A Stroke of Karma Inspires HHE Book Outreach
On November 11, 2003, Shyamadeva Dandapani suffered a stroke that seriously impaired his ability to read, write, comprehend and speak. "After the stroke, you could listen to me talk and not make heads-or-tails of what I was saying," confided Dandapani, a commercial real estate broker based in Anchorage, Alaska.
As frustrating as the inability to make himself understood was, he had a less obvious but equally vexing problem. "I could not remember what I read. I had no short-term memory."
This was no small matter for a man whose life had been changed in 1994 by the simple act of reading a book. While vacationing on Kauai, they found a second edition copy of Gurudeva's Dancing with Siva in a used bookstore. Deeply impressed, they realized the author was living on the little island and met with Gurudeva a few days later at the Kauai Hindu Monastery. "The experience changed our lives dramatically," he explained. "After years of searching, we felt we had come home and began our conversion to Hinduism."
A few years after the stroke, the Dandapanis helped create the Himalayan Academy Book Distribution Fund at Hindu Heritage Endowment to support the free distribution of writings from Himalayan Academy Publications. They want others to experience the transforming experience Dancing with Siva gave them.
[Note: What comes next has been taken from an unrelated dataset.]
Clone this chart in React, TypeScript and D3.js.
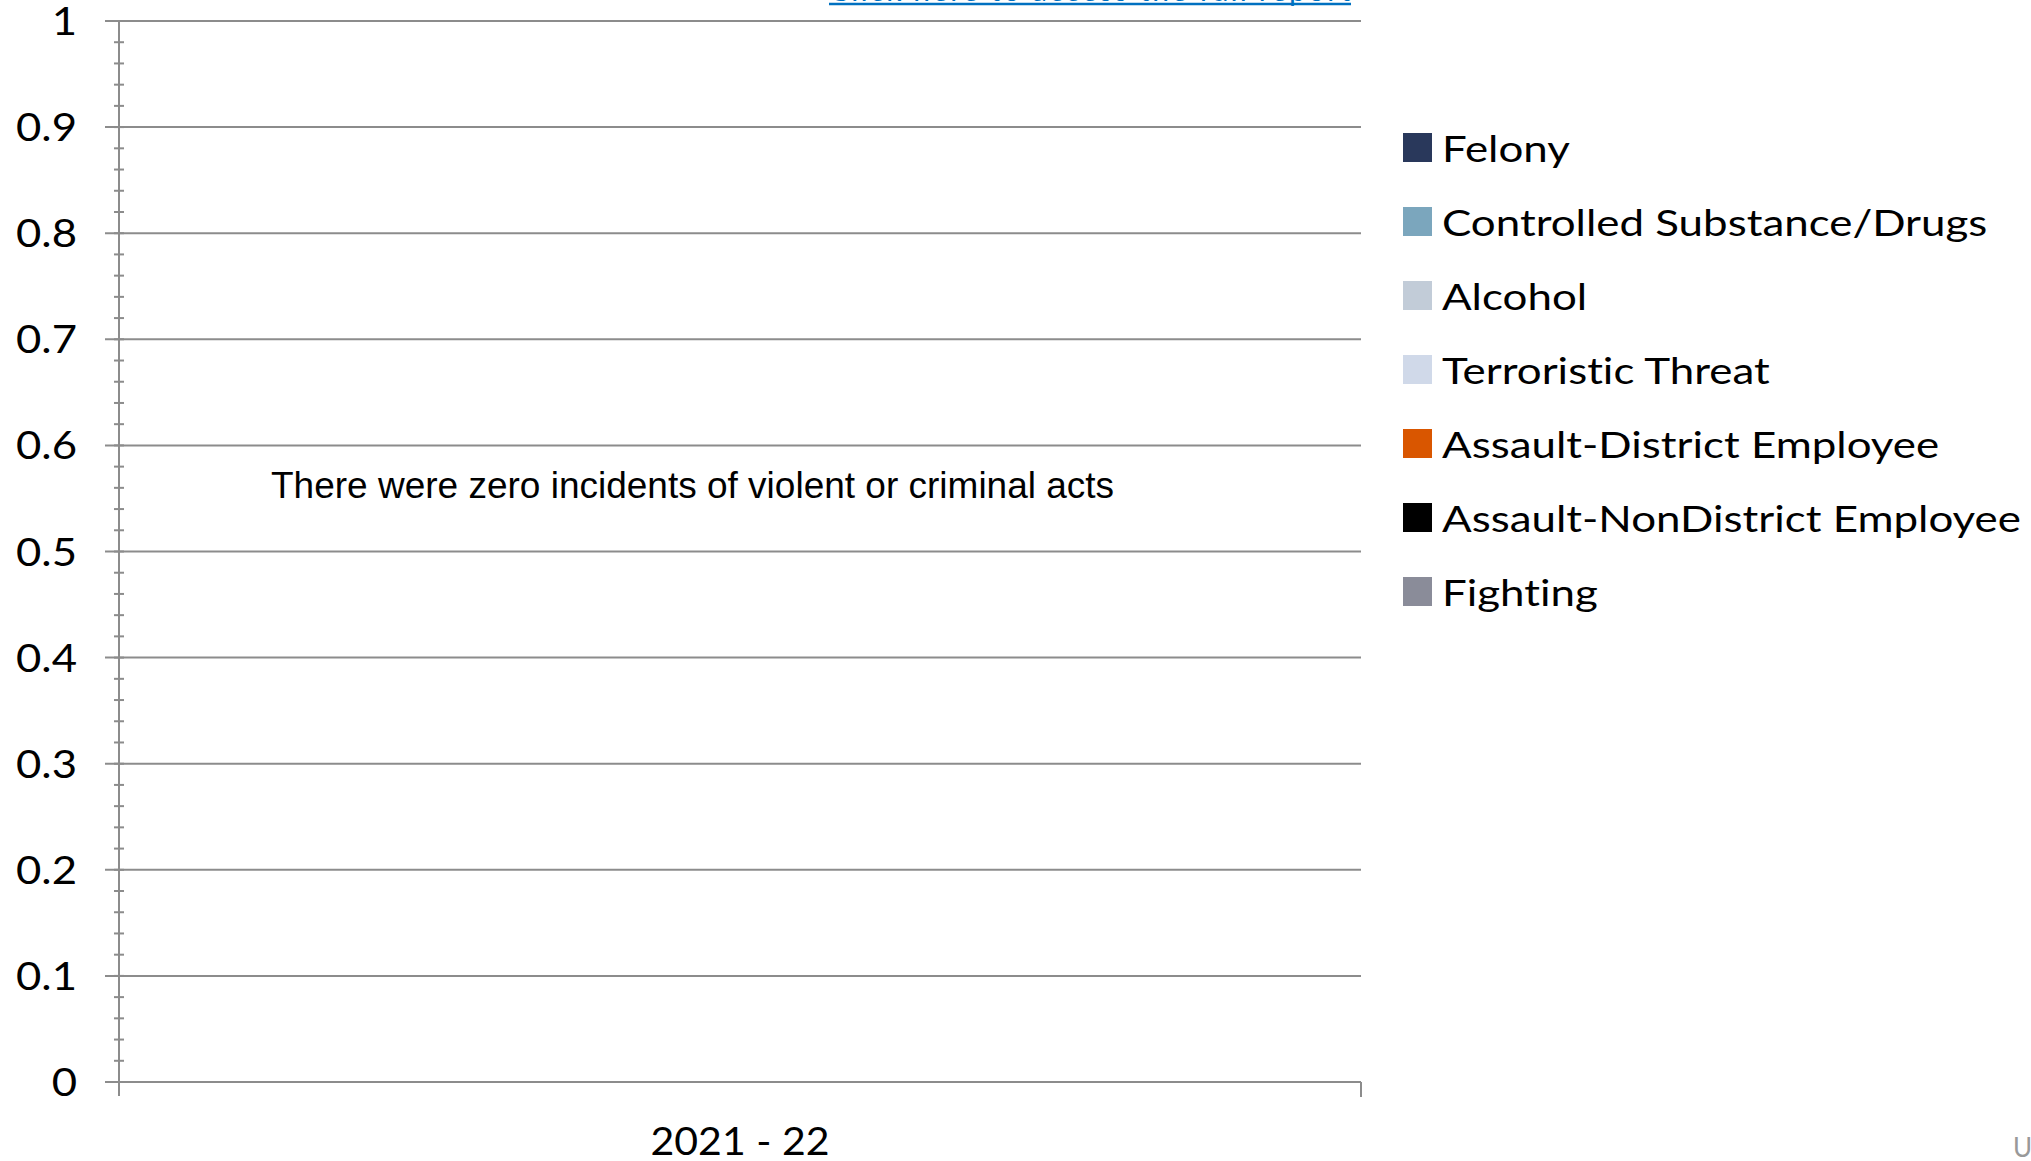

He worked to recover his short-term memory the same way Gurudeva encouraged spiritual development, through practice and repetition.
"I would read, but the content was like a murky soup poured into my mind, ill-defined and unclear," he explained. He continued to read anyway. With time, speech therapy and practice, his memory improved. "Reading transformed my life. Then suddenly, I was blessed with a 'stroke' of karma and became incompetent. Now I'm regaining some abilities and starting to retain what I read."
He and his wife started the Himalayan Academy Book Distribution Fund at HHE as a way to make the writings of Gurudeva more easily available to other seekers. They continue to contribute to the fund monthly, as well as to the construction of Iraivan Temple.
They want others to contribute to the Book Distribution Fund as well: "Reading Gurudeva's work gave us the first glimpse of another way of life. The truth is available for all of us. All we need to do is find it. Getting Gurudeva's message out into the world makes that more likely."